Your output is the lines from the first one to the one containing "-22.5, -28.8, -28.8];", repeated exactly, with images left out.

━━━━━ Supplied data

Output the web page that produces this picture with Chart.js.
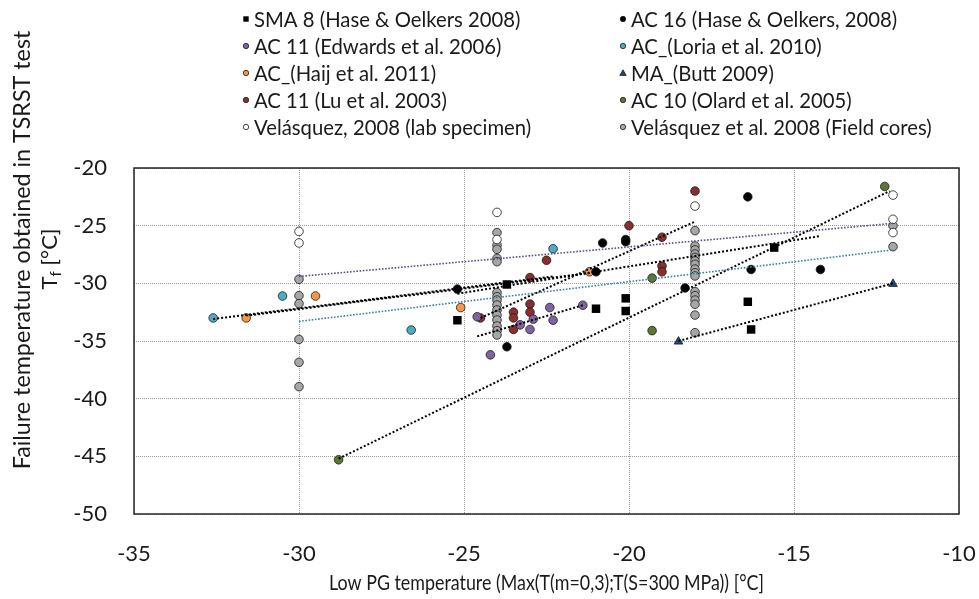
<!DOCTYPE html>
<html><head><meta charset="utf-8">
<script src="https://cdn.jsdelivr.net/npm/chart.js@4/dist/chart.umd.min.js"></script>
<style>html,body{margin:0;padding:0;background:#fff;overflow:hidden}</style>
</head><body>
<canvas id="c" width="979" height="599" style="width:979px;height:599px;display:block"></canvas>
<script>
// ---------- data ----------
const xTicks = [-35, -30, -25, -20, -15, -10];
const yTicks = [-50, -45, -40, -35, -30, -25, -20];
const xTitle = 'Low PG temperature (Max(T(m=0,3);T(S=300 MPa)) [°C]';
const yTitle1 = 'Failure temperature obtained in TSRST test';
const yTitle2 = ['T', 'f', ' [°C]'];

const names = [
  'SMA 8 (Hase & Oelkers 2008)', 'AC 16 (Hase & Oelkers, 2008)',
  'AC 11 (Edwards et al. 2006)', 'AC_(Loria et al. 2010)',
  'AC_(Haij et al. 2011)', 'MA_(Butt 2009)',
  'AC 11 (Lu et al. 2003)', 'AC 10 (Olard et al. 2005)',
  'Velásquez, 2008 (lab specimen)', 'Velásquez et al. 2008 (Field cores)'
];

const smaX = [-25.2, -23.7, -21.0, -20.1, -20.1, -16.4, -16.3, -15.6];
const smaY = [-33.2, -30.1, -32.2, -31.3, -32.4, -31.6, -34.0, -26.9];

const ac16X = [-25.2, -23.7, -20.8, -20.1, -20.1, -21.0, -18.3, -16.4, -16.3, -14.2];
const ac16Y = [-30.5, -35.5, -26.5, -26.2, -26.4, -29.0, -30.4, -22.5, -28.8, -28.8];

const edwX = [-24.6, -24.2, -23.3, -22.9, -23.0, -22.4, -22.3, -21.4];
const edwY = [-32.9, -36.2, -33.6, -33.1, -34.0, -32.1, -33.2, -31.9];

const loriaX = [-32.6, -30.5, -26.6, -22.3];
const loriaY = [-33.0, -31.1, -34.05, -27.0];

const haijX = [-31.6, -29.5, -25.1, -21.2];
const haijY = [-33.0, -31.1, -32.1, -29.0];

const buttX = [-18.5, -12.0];
const buttY = [-35.05, -30.05];

const luX = [-24.5, -23.5, -23.5, -23.5, -23.0, -23.0, -23.0, -22.5, -20.0, -19.0, -19.0, -19.0, -18.0];
const luY = [-33.0, -32.5, -33.0, -34.0, -31.8, -32.5, -29.5, -28.0, -25.0, -26.0, -28.5, -29.0, -22.0];

const olardX = [-28.8, -19.3, -19.3, -12.25];
const olardY = [-45.3, -29.55, -34.1, -21.6];

const labX = [-30, -30, -24, -24, -18, -12, -12, -12];
const labY = [-25.5, -26.5, -23.85, -26.2, -23.3, -22.35, -24.45, -25.6];

const fieldX = [-30, -30, -30, -30, -30, -30,
  -24, -24, -24, -24, -24, -24, -24, -24, -24, -24, -24, -24, -24, -24, -24,
  -18, -18, -18, -18, -18, -18, -18, -18, -18, -18, -18, -18, -18, -18, -18, -18,
  -12, -12];
const fieldY = [-29.65, -31.07, -31.76, -34.86, -36.85, -38.96,
  -25.6, -26.7, -27.05, -27.83, -28.12, -30.8, -31.16, -31.45, -31.88, -32.31, -32.75, -33.18, -33.7, -34.1, -34.48,
  -25.43, -26.76, -27.1, -27.46, -27.75, -28.06, -28.35, -28.76, -29.08, -29.36, -30.72, -31.07, -31.45, -31.82, -32.75, -34.28,
  -25.0, -26.82];

// trend lines (end points)
const trendLabX = [-30, -12],      trendLabY = [-29.4, -24.8];
const trendFieldX = [-30, -12],    trendFieldY = [-33.3, -27.1];
const trendOlardX = [-28.8, -12.1], trendOlardY = [-45.2, -22.0];
const trendButtX = [-18.5, -12.0], trendButtY = [-35.0, -30.0];
const trendEdwX = [-24.6, -21.4],  trendEdwY = [-34.6, -31.9];
const trendLuX = [-24.5, -18.0],   trendLuY = [-33.0, -24.65];
const trendLoriaX = [-32.6, -22.3], trendLoriaY = [-33.1, -29.4];
const trendHaijX = [-31.6, -21.2], trendHaijY = [-32.8, -29.1];
const trendAc16X = [-25.2, -14.2], trendAc16Y = [-30.9, -25.9];

// ---------- helpers ----------
const pts = (xs, ys) => xs.map((v, i) => ({x: v, y: ys[i]}));

const FONT = 'Lato, "Open Sans", sans-serif';

function series(label, xs, ys, fill, style, r) {
  return {
    type: 'scatter', label, data: pts(xs, ys), order: 2,
    backgroundColor: fill, borderColor: style === 'rect' ? fill : '#1a1a1a',
    borderWidth: style === 'rect' ? 0 : 0.8,
    pointStyle: style, pointRadius: r, pointHoverRadius: r
  };
}
function trend(xs, ys, color, w, dash) {
  return {
    type: 'line', label: '_trend', data: pts(xs, ys), order: 1,
    borderColor: color, borderWidth: w, borderDash: dash,
    pointRadius: 0, fill: false, showLine: true, tension: 0
  };
}

const seriesSets = [
  series(names[0], smaX, smaY, '#000000', 'rect', 6),
  series(names[1], ac16X, ac16Y, '#000000', 'circle', 4.3),
  series(names[2], edwX, edwY, '#8064A2', 'circle', 4.3),
  series(names[3], loriaX, loriaY, '#4BACC6', 'circle', 4.3),
  series(names[4], haijX, haijY, '#F79646', 'circle', 4.3),
  series(names[5], buttX, buttY, '#1F497D', 'triangle', 5),
  series(names[6], luX, luY, '#8B2E2E', 'circle', 4.3),
  series(names[7], olardX, olardY, '#5F7530', 'circle', 4.3),
  series(names[8], labX, labY, '#FFFFFF', 'circle', 4.3),
  series(names[9], fieldX, fieldY, '#A6A6A6', 'circle', 4.3)
];
const trendSets = [
  trend(trendLabX, trendLabY, '#5F4B8B', 1.6, [1.6, 1.6]),
  trend(trendFieldX, trendFieldY, '#31859C', 1.6, [1.6, 1.6]),
  trend(trendOlardX, trendOlardY, '#000000', 2, [2, 2]),
  trend(trendButtX, trendButtY, '#000000', 2, [2, 2]),
  trend(trendEdwX, trendEdwY, '#000000', 2, [2, 2]),
  trend(trendLuX, trendLuY, '#000000', 2, [2, 2]),
  trend(trendLoriaX, trendLoriaY, '#000000', 2, [2, 2]),
  trend(trendHaijX, trendHaijY, '#000000', 2, [2, 2]),
  trend(trendAc16X, trendAc16Y, '#000000', 2, [2, 2])
];

// horizontally scaled text helper
function sText(ctx, str, x, y, align, k) {
  ctx.save();
  ctx.translate(x, y);
  ctx.scale(k, 1);
  ctx.textAlign = align;
  ctx.fillText(str, 0, 0);
  ctx.restore();
}

const overlay = {
  id: 'overlay',
  afterDraw(chart) {
    const {ctx, chartArea: a} = chart;
    const xs = chart.scales.x, ys = chart.scales.y;
    ctx.save();
    // plot frame
    ctx.strokeStyle = '#262626';
    ctx.lineWidth = 1.5;
    ctx.strokeRect(a.left, a.top, a.right - a.left, a.bottom - a.top);

    ctx.fillStyle = '#1a1a1a';
    ctx.textBaseline = 'middle';
    // tick labels
    ctx.font = '22px ' + FONT;
    yTicks.forEach(v => sText(ctx, String(v), a.left - 27, ys.getPixelForValue(v), 'right', 1.0));
    xTicks.forEach(v => sText(ctx, String(v), xs.getPixelForValue(v), 554, 'center', 1.0));

    // x title
    ctx.font = '21px ' + FONT;
    sText(ctx, xTitle, (a.left + a.right) / 2, 583, 'center', 0.85);

    // y title (rotated)
    ctx.save();
    ctx.translate(22, 250);
    ctx.rotate(-Math.PI / 2);
    ctx.font = '23.3px ' + FONT;
    sText(ctx, yTitle1, 0, 0, 'center', 1.0);
    ctx.restore();
    ctx.save();
    ctx.translate(50, 259);
    ctx.rotate(-Math.PI / 2);
    ctx.font = '22px ' + FONT;
    const wT = ctx.measureText(yTitle2[0]).width;
    ctx.font = '15px ' + FONT;
    const wf = ctx.measureText(yTitle2[1]).width;
    ctx.font = '22px ' + FONT;
    const wR = ctx.measureText(yTitle2[2]).width;
    let sx = -(wT + wf + wR) / 2;
    ctx.textAlign = 'left';
    ctx.fillText(yTitle2[0], sx, 0);
    ctx.font = '15px ' + FONT;
    ctx.fillText(yTitle2[1], sx + wT, 6);
    ctx.font = '22px ' + FONT;
    ctx.fillText(yTitle2[2], sx + wT + wf, 0);
    ctx.restore();

    // legend (two columns, row-major order)
    const colMarkX = [246, 623];
    const rowY = [19, 46, 73, 100, 127];
    ctx.font = '20.3px ' + FONT;
    seriesSets.forEach((ds, i) => {
      const col = i % 2, row = Math.floor(i / 2);
      const mx = colMarkX[col], my = rowY[row];
      ctx.save();
      ctx.fillStyle = ds.backgroundColor;
      ctx.strokeStyle = '#1a1a1a';
      ctx.lineWidth = 0.8;
      ctx.beginPath();
      if (ds.pointStyle === 'rect') {
        ctx.rect(mx - 2.7, my - 2.7, 5.4, 5.4);
        ctx.fill();
      } else if (ds.pointStyle === 'triangle') {
        ctx.moveTo(mx, my - 3.2); ctx.lineTo(mx + 3.2, my + 2.4); ctx.lineTo(mx - 3.2, my + 2.4); ctx.closePath();
        ctx.fill(); ctx.stroke();
      } else {
        ctx.arc(mx, my, 2.7, 0, Math.PI * 2);
        ctx.fill(); ctx.stroke();
      }
      ctx.restore();
      ctx.fillStyle = '#1a1a1a';
      sText(ctx, ds.label, mx + 8, my + 1, 'left', 1.0);
    });
    ctx.restore();
  }
};

new Chart(document.getElementById('c'), {
  data: {datasets: [...trendSets, ...seriesSets]},
  options: {
    responsive: false, animation: false, devicePixelRatio: 1,
    layout: {padding: {top: 168, right: 20, bottom: 0, left: 0}},
    plugins: {legend: {display: false}, tooltip: {enabled: false}},
    scales: {
      x: {
        type: 'linear', min: -35, max: -10,
        afterFit: s => { s.height = 85; },
        afterBuildTicks: s => { s.ticks = xTicks.map(v => ({value: v})); },
        ticks: {display: false},
        grid: {color: '#9a9a9a', lineWidth: 1, drawTicks: false},
        border: {display: false, dash: [1, 1]}
      },
      y: {
        type: 'linear', min: -50, max: -20,
        afterFit: s => { s.width = 134; },
        afterBuildTicks: s => { s.ticks = yTicks.map(v => ({value: v})); },
        ticks: {display: false},
        grid: {color: '#9a9a9a', lineWidth: 1, drawTicks: false},
        border: {display: false, dash: [1, 1]}
      }
    }
  },
  plugins: [overlay]
});
</script>
</body></html>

━━━━━━━━━━

Written solution:
Output the web page that produces this picture with Chart.js.
<!DOCTYPE html>
<html><head><meta charset="utf-8">
<script src="https://cdn.jsdelivr.net/npm/chart.js@4/dist/chart.umd.min.js"></script>
<style>html,body{margin:0;padding:0;background:#fff;overflow:hidden}</style>
</head><body>
<canvas id="c" width="979" height="599" style="width:979px;height:599px;display:block"></canvas>
<script>
// ---------- data ----------
const xTicks = [-35, -30, -25, -20, -15, -10];
const yTicks = [-50, -45, -40, -35, -30, -25, -20];
const xTitle = 'Low PG temperature (Max(T(m=0,3);T(S=300 MPa)) [°C]';
const yTitle1 = 'Failure temperature obtained in TSRST test';
const yTitle2 = ['T', 'f', ' [°C]'];

const names = [
  'SMA 8 (Hase & Oelkers 2008)', 'AC 16 (Hase & Oelkers, 2008)',
  'AC 11 (Edwards et al. 2006)', 'AC_(Loria et al. 2010)',
  'AC_(Haij et al. 2011)', 'MA_(Butt 2009)',
  'AC 11 (Lu et al. 2003)', 'AC 10 (Olard et al. 2005)',
  'Velásquez, 2008 (lab specimen)', 'Velásquez et al. 2008 (Field cores)'
];

const smaX = [-25.2, -23.7, -21.0, -20.1, -20.1, -16.4, -16.3, -15.6];
const smaY = [-33.2, -30.1, -32.2, -31.3, -32.4, -31.6, -34.0, -26.9];

const ac16X = [-25.2, -23.7, -20.8, -20.1, -20.1, -21.0, -18.3, -16.4, -16.3, -14.2];
const ac16Y = [-30.5, -35.5, -26.5, -26.2, -26.4, -29.0, -30.4, -22.5, -28.8, -28.8];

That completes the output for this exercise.